While their cricket team held the world's best Test nation
India to a drawn series and their rugby Springboks hold the World Cup,
the football side faces abject failure as they prepare for the biggest
sporting event in the Rainbow Nation's history.
This week's news of their late move of World Cup training camp from Esselen Park's School of Excellence to Sandown High School has left the hosts facing further ridicule.
Kevin Pienaar remains South Africa's real beacon of hope despite being charged with drink driving today.
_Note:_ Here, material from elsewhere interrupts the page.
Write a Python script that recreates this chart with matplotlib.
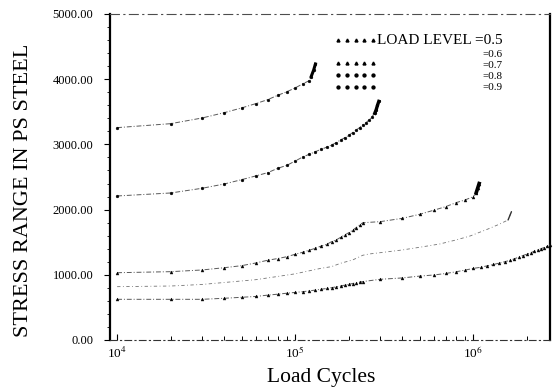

Perhaps understandably, he was pulled over by the police on Merseyside after starring in Everton's shock 3-1 win over champions Manchester Unitedc on Saturday.
A police spokesman said: ''Merseyside Police can confirm that a 27-year-old man has been charged with drink driving and failure to comply with a traffic sign.
''He was arrested in the early hours of Sunday morning and charged later that day.
''Steven Pienaar from Woolton will appear at Liverpool City Magistrates Court on March 9, 2010.''
On a brighter note, Jamie Redknapp, the former Liverpool and England midfielder, said after Pienaar's display: "He won't be among the contenders for Footballer of the Year, but there haven't been too many more consistent players.
"He travels all over the pitch, left and right, wants the ball and makes things happen.
"He has good balance, can pass and dribble with both feet and scores goals. I'm not surprised other clubs are looking at him."

Oh, and I received this by email from my old University pal Rich this morning:

Media reports suggesting that the Royal Bafokeng Sports Palace facilities will not be completed on time are untrue and false.

We are confident that the facilities are on track to meet all of the national team and FIFA’s obligations.